用 antiword 处理中文文档乱码，核心是正确指定输入文件的编码。antiword 默认假设文档是西欧编码，处理中文时就会乱码。

你需要用 -m 参数指定正确的映射文件（字符集转换表）。对于简体中文GBK编码的 .doc 文件，命令如下：

antiword -m UTF-8.txt your_document.doc > output.txt

关键点：

-m UTF-8.txt 参数告诉 antiword 使用 UTF-8.txt 这个映射文件来处理字符转换。
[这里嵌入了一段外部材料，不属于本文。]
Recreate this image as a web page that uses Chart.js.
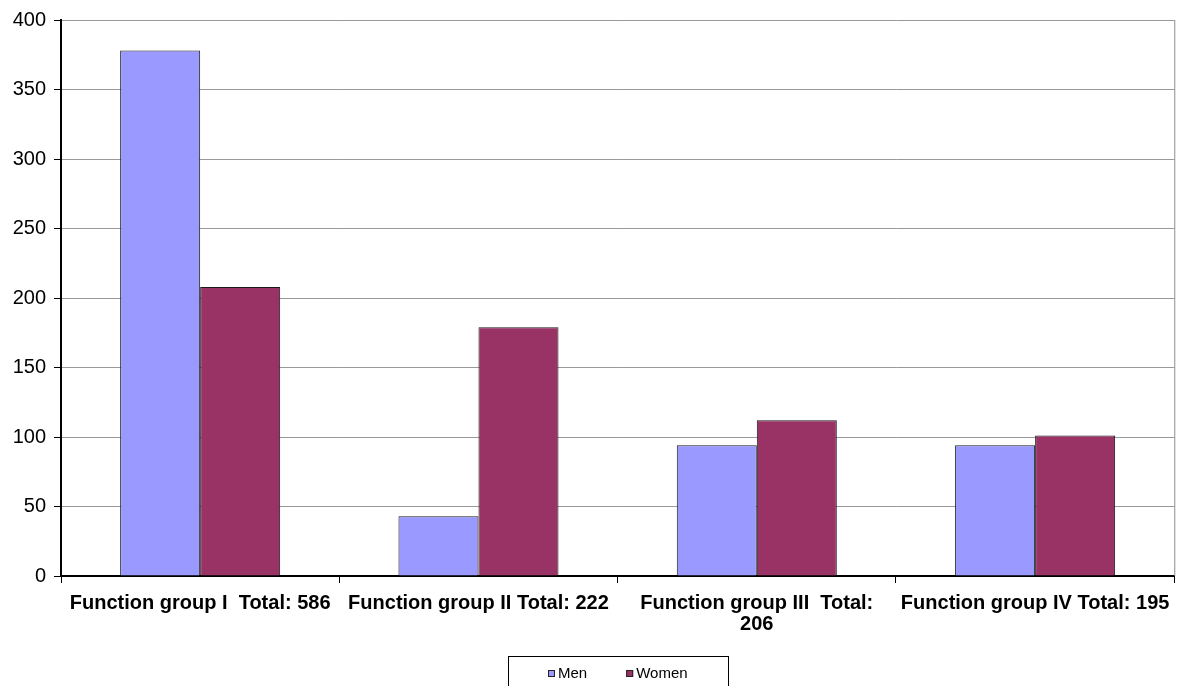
<!DOCTYPE html>
<html>
<head>
<meta charset="utf-8">
<script src="https://cdn.jsdelivr.net/npm/chart.js@4"></script>
<style>
  html, body { margin: 0; padding: 0; background: #fff; }
  #wrap { width: 1180px; height: 686px; position: relative; }
</style>
</head>
<body>
<div id="wrap"><canvas id="c" width="1180" height="686"></canvas></div>
<script>
// Staff counts by function group and gender
const categories = [
  "Function group I  Total: 586",
  "Function group II Total: 222",
  ["Function group III  Total:", "206"],
  "Function group IV Total: 195"
];
const menValues = [378, 43, 94, 94];
const womenValues = [208, 179, 112, 101];
const seriesNames = ["Men", "Women"];
const seriesColors = ["#9999FF", "#993366"];
const yTicks = { min: 0, max: 400, step: 50 };

const FONT = "'Liberation Sans', Arial, sans-serif";

// Gray frame on the right edge of the plot, and a boxed legend centred under the plot
const framePlugin = {
  id: 'frame',
  afterDraw(chart) {
    const { ctx, chartArea: a } = chart;
    ctx.save();
    ctx.strokeStyle = '#8c8c8c';
    ctx.lineWidth = 1;
    ctx.beginPath();
    ctx.moveTo(a.right + 0.5, a.top);
    ctx.lineTo(a.right + 0.5, a.bottom);
    ctx.stroke();

    // legend
    const cx = (a.left + a.right) / 2;
    const boxW = 220, boxTop = a.bottom + 80;
    ctx.strokeStyle = '#000';
    ctx.strokeRect(Math.round(cx - boxW / 2) + 0.5, boxTop + 0.5, boxW, 60);

    ctx.font = '15px ' + FONT;
    ctx.textBaseline = 'middle';
    const marker = 7, markerGap = 3, itemGap = 39;
    const items = chart.data.datasets.map(d => ({
      label: d.label, color: d.backgroundColor,
      w: marker + markerGap + ctx.measureText(d.label).width
    }));
    const total = items.reduce((s, it) => s + it.w, 0) + itemGap * (items.length - 1);
    let x = Math.round(cx - total / 2);
    const y = boxTop + 18;
    items.forEach(it => {
      ctx.fillStyle = it.color;
      ctx.fillRect(x, y - 4, marker, marker);
      ctx.strokeStyle = '#222';
      ctx.strokeRect(x + 0.5, y - 3.5, marker - 1, marker - 1);
      ctx.fillStyle = '#000';
      ctx.fillText(it.label, x + marker + markerGap, y);
      x += it.w + itemGap;
    });
    ctx.restore();
  }
};

new Chart(document.getElementById('c'), {
  type: 'bar',
  data: {
    labels: categories,
    datasets: [
      { label: seriesNames[0], data: menValues, backgroundColor: seriesColors[0], borderColor: '#1a1a1a', borderWidth: 1 },
      { label: seriesNames[1], data: womenValues, backgroundColor: seriesColors[1], borderColor: '#1a1a1a', borderWidth: 1 }
    ]
  },
  options: {
    responsive: false,
    animation: false,
    devicePixelRatio: 1,
    layout: { padding: { top: 19, right: 5, left: 0, bottom: 30 } },
    datasets: { bar: { categoryPercentage: 0.575, barPercentage: 1.0 } },
    plugins: {
      tooltip: { enabled: false },
      legend: { display: false }
    },
    scales: {
      x: {
        afterFit(scale) { scale.height = 80; },
        grid: { display: true, offset: true, drawOnChartArea: false, tickLength: 7, tickColor: '#000' },
        border: { color: '#000', width: 2 },
        ticks: {
          autoSkip: false, maxRotation: 0, minRotation: 0, padding: 10,
          color: '#000', font: { family: FONT, size: 20, weight: 'bold', lineHeight: 1.05 }
        }
      },
      y: {
        min: yTicks.min, max: yTicks.max,
        afterFit(scale) { scale.width = 61; },
        grid: { color: '#999', lineWidth: 1, tickLength: 7, tickColor: '#000' },
        border: { color: '#000', width: 2 },
        ticks: {
          stepSize: yTicks.step, padding: 8,
          color: '#000', font: { family: FONT, size: 20 }
        }
      }
    }
  },
  plugins: [framePlugin]
});
</script>
</body>
</html>
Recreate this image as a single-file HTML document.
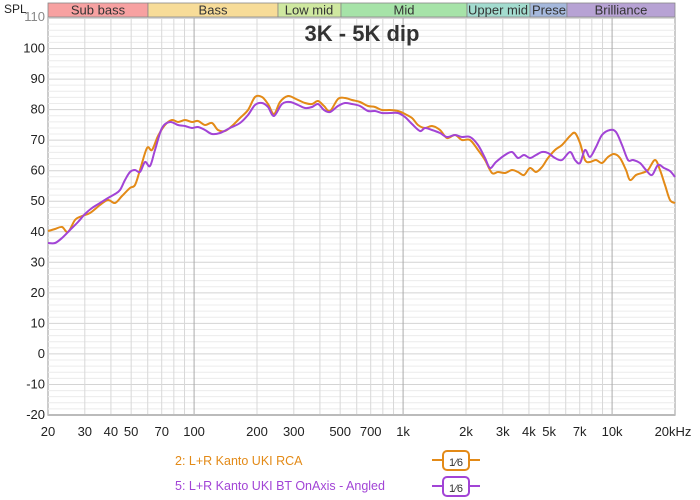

这个文件通常随 antiword 安装，在Linux/macOS上可能在 /usr/share/antiword 或类似路径。
如果你的系统没有这个文件，可以从 antiword 源码包中获取，或者直接指定GBK到UTF-8的映射（如果系统有对应的文件，如 GBK.txt）。
如果文档是其他编码（如GB2312），你可能需要尝试不同的映射文件。

一个更健壮的Python封装示例：

import subprocess
import os

def doc_to_txt(doc_path, txt_path=None, charset_map="UTF-8.txt"):
    """
    使用antiword将.doc文件转换为.txt
    :param doc_path: 输入的.doc文件路径
    :param txt_path: 输出的.txt文件路径（默认为同名文件）
    :param charset_map: 字符集映射文件（如UTF-8.txt, GBK.txt）
    :return: 转换后的文本内容
    """
    if txt_path is None:
        txt_path = os.path.splitext(doc_path)[0] + ".txt"
    
    # 构建命令
    cmd = ["antiword", "-m", charset_map, doc_path]
    
    try:
        # 执行命令并捕获输出
        result = subprocess.run(cmd, capture_output=True, text=True, check=True)
        text_content = result.stdout
        
        # 写入文件
        with open(txt_path, "w", encoding="utf-8") as f:
            f.write(text_content)
        
        return text_content
    except subprocess.CalledProcessError as e:
        print(f"转换失败: {e}")
        return None
    except FileNotFoundError:
        print("错误：未找到antiword命令，请确保已安装antiword")
        return None

# 使用示例
if __name__ == "__main__":
    # 转换单个文件
    text = doc_to_txt("你的文档.doc", charset_map="UTF-8.txt")
    if text:
        print("转换成功，前500字符：")
        print(text[:500])

如果上述方法仍乱码：

尝试其他映射文件：GBK.txt、GB2312.txt 等。
检查文档实际编码，老文档可能是GB2312。
考虑用 catdoc 替代（命令：catdoc -d utf-8 your_document.doc > output.txt）。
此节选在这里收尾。